*TASK TO COMPLETE*
Output the full listing below exactly, without the pictures.

· · · · · · ·

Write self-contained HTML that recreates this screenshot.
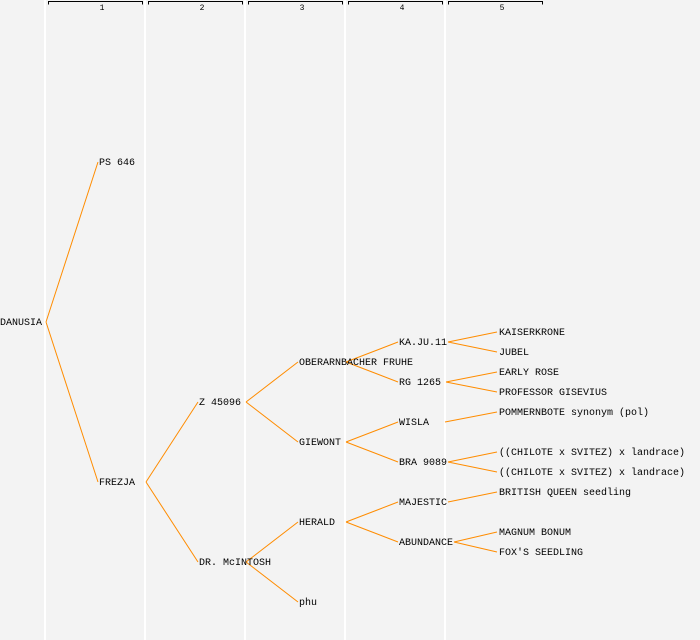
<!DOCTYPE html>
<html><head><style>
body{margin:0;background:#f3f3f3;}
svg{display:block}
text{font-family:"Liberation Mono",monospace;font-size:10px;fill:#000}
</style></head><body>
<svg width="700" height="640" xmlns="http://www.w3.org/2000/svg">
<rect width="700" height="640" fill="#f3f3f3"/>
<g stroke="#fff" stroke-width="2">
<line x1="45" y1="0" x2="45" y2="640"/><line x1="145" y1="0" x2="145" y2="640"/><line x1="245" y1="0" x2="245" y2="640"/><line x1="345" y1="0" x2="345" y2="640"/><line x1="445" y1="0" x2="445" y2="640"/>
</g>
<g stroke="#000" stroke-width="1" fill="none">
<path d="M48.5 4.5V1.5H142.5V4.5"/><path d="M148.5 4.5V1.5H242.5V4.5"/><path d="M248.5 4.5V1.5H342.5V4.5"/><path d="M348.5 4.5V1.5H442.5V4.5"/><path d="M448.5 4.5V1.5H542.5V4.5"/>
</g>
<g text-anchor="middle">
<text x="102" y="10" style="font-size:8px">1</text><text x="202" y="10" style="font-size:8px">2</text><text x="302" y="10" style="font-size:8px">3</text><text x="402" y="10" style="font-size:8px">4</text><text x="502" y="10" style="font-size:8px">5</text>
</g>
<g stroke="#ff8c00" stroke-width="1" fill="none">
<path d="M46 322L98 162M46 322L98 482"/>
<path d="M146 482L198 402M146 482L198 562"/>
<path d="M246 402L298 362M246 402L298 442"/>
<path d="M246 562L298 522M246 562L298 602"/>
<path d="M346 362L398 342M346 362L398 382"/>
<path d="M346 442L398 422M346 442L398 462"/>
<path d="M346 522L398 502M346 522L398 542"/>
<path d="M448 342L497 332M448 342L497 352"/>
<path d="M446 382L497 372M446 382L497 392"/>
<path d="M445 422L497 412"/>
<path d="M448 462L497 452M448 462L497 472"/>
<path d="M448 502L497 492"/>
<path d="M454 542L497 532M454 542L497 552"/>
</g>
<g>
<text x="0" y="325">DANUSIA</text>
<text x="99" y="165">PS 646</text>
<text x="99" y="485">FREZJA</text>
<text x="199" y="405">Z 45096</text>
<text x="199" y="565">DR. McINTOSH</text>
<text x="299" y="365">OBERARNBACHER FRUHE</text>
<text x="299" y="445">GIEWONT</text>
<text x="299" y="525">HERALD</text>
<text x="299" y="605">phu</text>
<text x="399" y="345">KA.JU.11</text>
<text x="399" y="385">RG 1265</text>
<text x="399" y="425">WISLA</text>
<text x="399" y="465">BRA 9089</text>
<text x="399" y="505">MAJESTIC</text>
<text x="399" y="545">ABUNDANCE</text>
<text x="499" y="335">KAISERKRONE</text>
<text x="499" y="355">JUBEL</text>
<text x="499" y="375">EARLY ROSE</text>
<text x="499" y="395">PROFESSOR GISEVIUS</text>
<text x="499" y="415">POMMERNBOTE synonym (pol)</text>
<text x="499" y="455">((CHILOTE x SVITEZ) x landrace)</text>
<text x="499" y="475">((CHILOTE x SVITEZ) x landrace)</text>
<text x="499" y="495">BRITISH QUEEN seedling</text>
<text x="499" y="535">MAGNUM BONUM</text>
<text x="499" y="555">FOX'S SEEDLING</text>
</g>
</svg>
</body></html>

· · · · · · ·

*OUTPUT BELOW*
Write self-contained HTML that recreates this screenshot.
<!DOCTYPE html>
<html><head><style>
body{margin:0;background:#f3f3f3;}
svg{display:block}
text{font-family:"Liberation Mono",monospace;font-size:10px;fill:#000}
</style></head><body>
<svg width="700" height="640" xmlns="http://www.w3.org/2000/svg">
<rect width="700" height="640" fill="#f3f3f3"/>
<g stroke="#fff" stroke-width="2">
<line x1="45" y1="0" x2="45" y2="640"/><line x1="145" y1="0" x2="145" y2="640"/><line x1="245" y1="0" x2="245" y2="640"/><line x1="345" y1="0" x2="345" y2="640"/><line x1="445" y1="0" x2="445" y2="640"/>
</g>
<g stroke="#000" stroke-width="1" fill="none">
<path d="M48.5 4.5V1.5H142.5V4.5"/><path d="M148.5 4.5V1.5H242.5V4.5"/><path d="M248.5 4.5V1.5H342.5V4.5"/><path d="M348.5 4.5V1.5H442.5V4.5"/><path d="M448.5 4.5V1.5H542.5V4.5"/>
</g>
<g text-anchor="middle">
<text x="102" y="10" style="font-size:8px">1</text><text x="202" y="10" style="font-size:8px">2</text><text x="302" y="10" style="font-size:8px">3</text><text x="402" y="10" style="font-size:8px">4</text><text x="502" y="10" style="font-size:8px">5</text>
</g>
<g stroke="#ff8c00" stroke-width="1" fill="none">
<path d="M46 322L98 162M46 322L98 482"/>
<path d="M146 482L198 402M146 482L198 562"/>
<path d="M246 402L298 362M246 402L298 442"/>
<path d="M246 562L298 522M246 562L298 602"/>
<path d="M346 362L398 342M346 362L398 382"/>
<path d="M346 442L398 422M346 442L398 462"/>
<path d="M346 522L398 502M346 522L398 542"/>
<path d="M448 342L497 332M448 342L497 352"/>
<path d="M446 382L497 372M446 382L497 392"/>
<path d="M445 422L497 412"/>
<path d="M448 462L497 452M448 462L497 472"/>
<path d="M448 502L497 492"/>
<path d="M454 542L497 532M454 542L497 552"/>
</g>
<g>
<text x="0" y="325">DANUSIA</text>
<text x="99" y="165">PS 646</text>
<text x="99" y="485">FREZJA</text>
<text x="199" y="405">Z 45096</text>
<text x="199" y="565">DR. McINTOSH</text>
<text x="299" y="365">OBERARNBACHER FRUHE</text>
<text x="299" y="445">GIEWONT</text>
<text x="299" y="525">HERALD</text>
<text x="299" y="605">phu</text>
<text x="399" y="345">KA.JU.11</text>
<text x="399" y="385">RG 1265</text>
<text x="399" y="425">WISLA</text>
<text x="399" y="465">BRA 9089</text>
<text x="399" y="505">MAJESTIC</text>
<text x="399" y="545">ABUNDANCE</text>
<text x="499" y="335">KAISERKRONE</text>
<text x="499" y="355">JUBEL</text>
<text x="499" y="375">EARLY ROSE</text>
<text x="499" y="395">PROFESSOR GISEVIUS</text>
<text x="499" y="415">POMMERNBOTE synonym (pol)</text>
<text x="499" y="455">((CHILOTE x SVITEZ) x landrace)</text>
<text x="499" y="475">((CHILOTE x SVITEZ) x landrace)</text>
<text x="499" y="495">BRITISH QUEEN seedling</text>
<text x="499" y="535">MAGNUM BONUM</text>
<text x="499" y="555">FOX'S SEEDLING</text>
</g>
</svg>
</body></html>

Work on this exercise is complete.